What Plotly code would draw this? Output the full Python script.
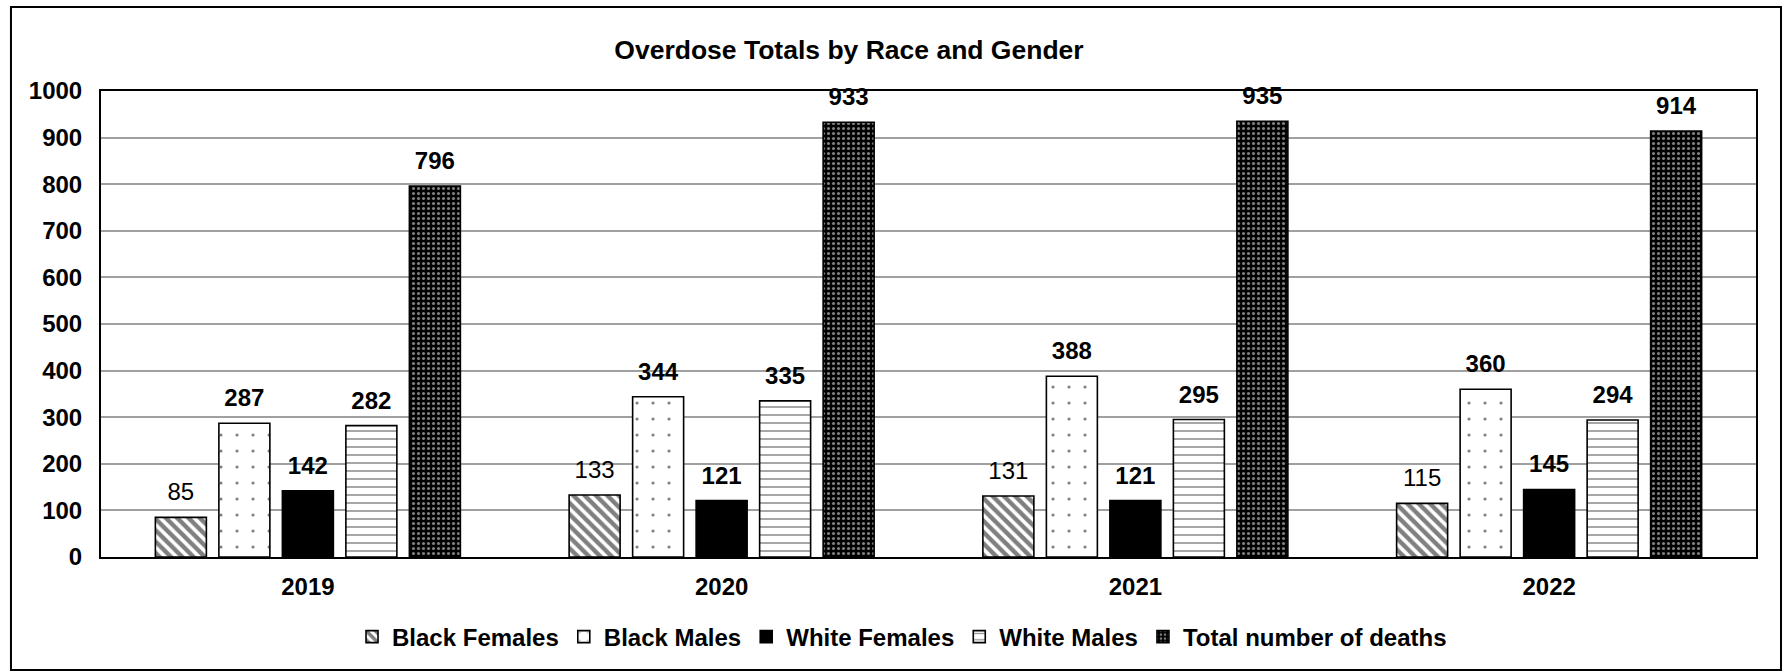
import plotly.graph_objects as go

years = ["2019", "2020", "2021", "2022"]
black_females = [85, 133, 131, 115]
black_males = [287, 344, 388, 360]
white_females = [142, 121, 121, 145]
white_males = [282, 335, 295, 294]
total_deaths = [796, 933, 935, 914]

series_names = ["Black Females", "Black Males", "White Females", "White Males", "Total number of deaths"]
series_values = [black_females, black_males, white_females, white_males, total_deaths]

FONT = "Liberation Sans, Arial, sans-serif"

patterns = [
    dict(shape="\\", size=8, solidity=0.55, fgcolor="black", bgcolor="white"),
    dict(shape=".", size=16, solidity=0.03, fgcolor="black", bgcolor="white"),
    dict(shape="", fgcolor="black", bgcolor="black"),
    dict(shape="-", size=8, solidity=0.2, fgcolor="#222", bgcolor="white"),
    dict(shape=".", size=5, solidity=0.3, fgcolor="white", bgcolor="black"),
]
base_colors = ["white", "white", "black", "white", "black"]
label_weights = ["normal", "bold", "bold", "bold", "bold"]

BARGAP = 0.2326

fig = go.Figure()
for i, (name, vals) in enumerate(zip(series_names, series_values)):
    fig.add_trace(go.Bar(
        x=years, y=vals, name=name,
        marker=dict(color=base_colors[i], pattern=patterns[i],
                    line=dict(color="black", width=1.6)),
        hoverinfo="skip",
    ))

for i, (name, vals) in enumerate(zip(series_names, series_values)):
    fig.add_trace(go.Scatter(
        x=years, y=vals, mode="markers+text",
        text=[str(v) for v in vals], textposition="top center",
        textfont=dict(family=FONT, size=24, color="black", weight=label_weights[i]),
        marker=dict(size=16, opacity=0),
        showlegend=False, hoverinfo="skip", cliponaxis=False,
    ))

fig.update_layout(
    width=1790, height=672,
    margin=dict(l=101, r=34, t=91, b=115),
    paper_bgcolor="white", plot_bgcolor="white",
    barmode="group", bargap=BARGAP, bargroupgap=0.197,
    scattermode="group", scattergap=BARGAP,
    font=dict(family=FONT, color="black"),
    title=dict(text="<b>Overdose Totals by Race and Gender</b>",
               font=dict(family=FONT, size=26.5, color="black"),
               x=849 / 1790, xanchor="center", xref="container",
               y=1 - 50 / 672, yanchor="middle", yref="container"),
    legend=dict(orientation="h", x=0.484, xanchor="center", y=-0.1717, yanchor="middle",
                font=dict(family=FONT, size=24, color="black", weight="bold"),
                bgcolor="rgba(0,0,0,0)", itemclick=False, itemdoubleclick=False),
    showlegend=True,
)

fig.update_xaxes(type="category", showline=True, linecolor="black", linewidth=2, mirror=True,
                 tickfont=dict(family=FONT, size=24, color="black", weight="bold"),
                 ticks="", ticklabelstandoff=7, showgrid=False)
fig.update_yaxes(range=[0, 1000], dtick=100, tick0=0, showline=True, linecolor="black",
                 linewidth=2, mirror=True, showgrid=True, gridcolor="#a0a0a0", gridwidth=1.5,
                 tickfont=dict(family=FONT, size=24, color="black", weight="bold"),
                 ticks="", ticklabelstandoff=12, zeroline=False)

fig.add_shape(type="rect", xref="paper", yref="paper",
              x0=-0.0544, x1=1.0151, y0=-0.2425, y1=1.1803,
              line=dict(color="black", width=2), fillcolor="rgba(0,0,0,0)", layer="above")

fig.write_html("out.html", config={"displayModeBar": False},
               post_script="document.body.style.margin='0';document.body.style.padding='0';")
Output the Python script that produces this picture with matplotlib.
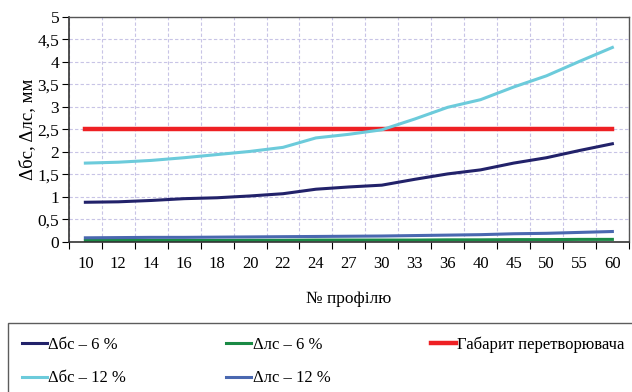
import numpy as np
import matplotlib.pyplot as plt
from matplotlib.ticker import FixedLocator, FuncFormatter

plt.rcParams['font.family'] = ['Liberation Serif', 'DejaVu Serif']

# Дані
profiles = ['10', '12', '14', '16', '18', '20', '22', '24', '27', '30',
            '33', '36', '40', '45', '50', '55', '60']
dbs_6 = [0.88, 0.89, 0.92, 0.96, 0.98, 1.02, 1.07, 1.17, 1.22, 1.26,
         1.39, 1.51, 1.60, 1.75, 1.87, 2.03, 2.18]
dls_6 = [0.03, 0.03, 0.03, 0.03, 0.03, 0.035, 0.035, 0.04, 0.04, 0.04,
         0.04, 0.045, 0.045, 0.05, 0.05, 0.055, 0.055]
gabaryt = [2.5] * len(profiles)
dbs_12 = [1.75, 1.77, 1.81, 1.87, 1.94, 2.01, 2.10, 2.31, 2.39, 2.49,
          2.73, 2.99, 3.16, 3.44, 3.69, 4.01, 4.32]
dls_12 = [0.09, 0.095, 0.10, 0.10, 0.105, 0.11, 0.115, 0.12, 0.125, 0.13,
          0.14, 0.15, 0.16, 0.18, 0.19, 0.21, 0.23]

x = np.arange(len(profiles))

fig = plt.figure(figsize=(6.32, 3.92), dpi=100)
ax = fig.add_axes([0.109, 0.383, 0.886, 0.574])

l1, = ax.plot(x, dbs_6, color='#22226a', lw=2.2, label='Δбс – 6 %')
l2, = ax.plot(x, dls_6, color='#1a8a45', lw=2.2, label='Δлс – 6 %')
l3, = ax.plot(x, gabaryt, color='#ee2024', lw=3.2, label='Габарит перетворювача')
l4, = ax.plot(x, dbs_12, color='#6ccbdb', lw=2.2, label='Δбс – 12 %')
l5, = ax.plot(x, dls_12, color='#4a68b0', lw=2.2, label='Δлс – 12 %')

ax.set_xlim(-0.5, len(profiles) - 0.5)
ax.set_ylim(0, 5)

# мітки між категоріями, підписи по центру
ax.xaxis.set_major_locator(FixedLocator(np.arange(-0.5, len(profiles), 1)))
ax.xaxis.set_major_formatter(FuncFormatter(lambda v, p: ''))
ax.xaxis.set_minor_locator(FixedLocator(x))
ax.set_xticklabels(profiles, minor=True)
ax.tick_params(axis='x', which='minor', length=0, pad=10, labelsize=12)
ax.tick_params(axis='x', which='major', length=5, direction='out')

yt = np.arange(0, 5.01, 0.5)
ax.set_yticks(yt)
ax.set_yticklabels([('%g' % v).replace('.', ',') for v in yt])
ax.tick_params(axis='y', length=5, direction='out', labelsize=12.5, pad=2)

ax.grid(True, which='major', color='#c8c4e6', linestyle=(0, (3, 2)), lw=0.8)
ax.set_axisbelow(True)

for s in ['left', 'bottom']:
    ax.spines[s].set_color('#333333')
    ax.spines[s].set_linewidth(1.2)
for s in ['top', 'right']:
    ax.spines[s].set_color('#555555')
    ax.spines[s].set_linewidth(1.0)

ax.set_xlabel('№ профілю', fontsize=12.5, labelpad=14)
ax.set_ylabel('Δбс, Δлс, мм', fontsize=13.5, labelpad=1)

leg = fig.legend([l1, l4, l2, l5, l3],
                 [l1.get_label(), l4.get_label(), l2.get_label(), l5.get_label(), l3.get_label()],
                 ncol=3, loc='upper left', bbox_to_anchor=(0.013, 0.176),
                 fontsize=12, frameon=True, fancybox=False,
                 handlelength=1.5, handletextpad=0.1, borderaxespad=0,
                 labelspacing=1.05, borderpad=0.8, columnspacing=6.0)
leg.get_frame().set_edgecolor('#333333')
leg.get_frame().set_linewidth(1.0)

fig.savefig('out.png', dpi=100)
————————
Given instruction
Write down every line of the data above that includes the string "Python".

Solution to this problem
What Plotly code would draw this? Output the full Python script.
Output the Python script that produces this picture with matplotlib.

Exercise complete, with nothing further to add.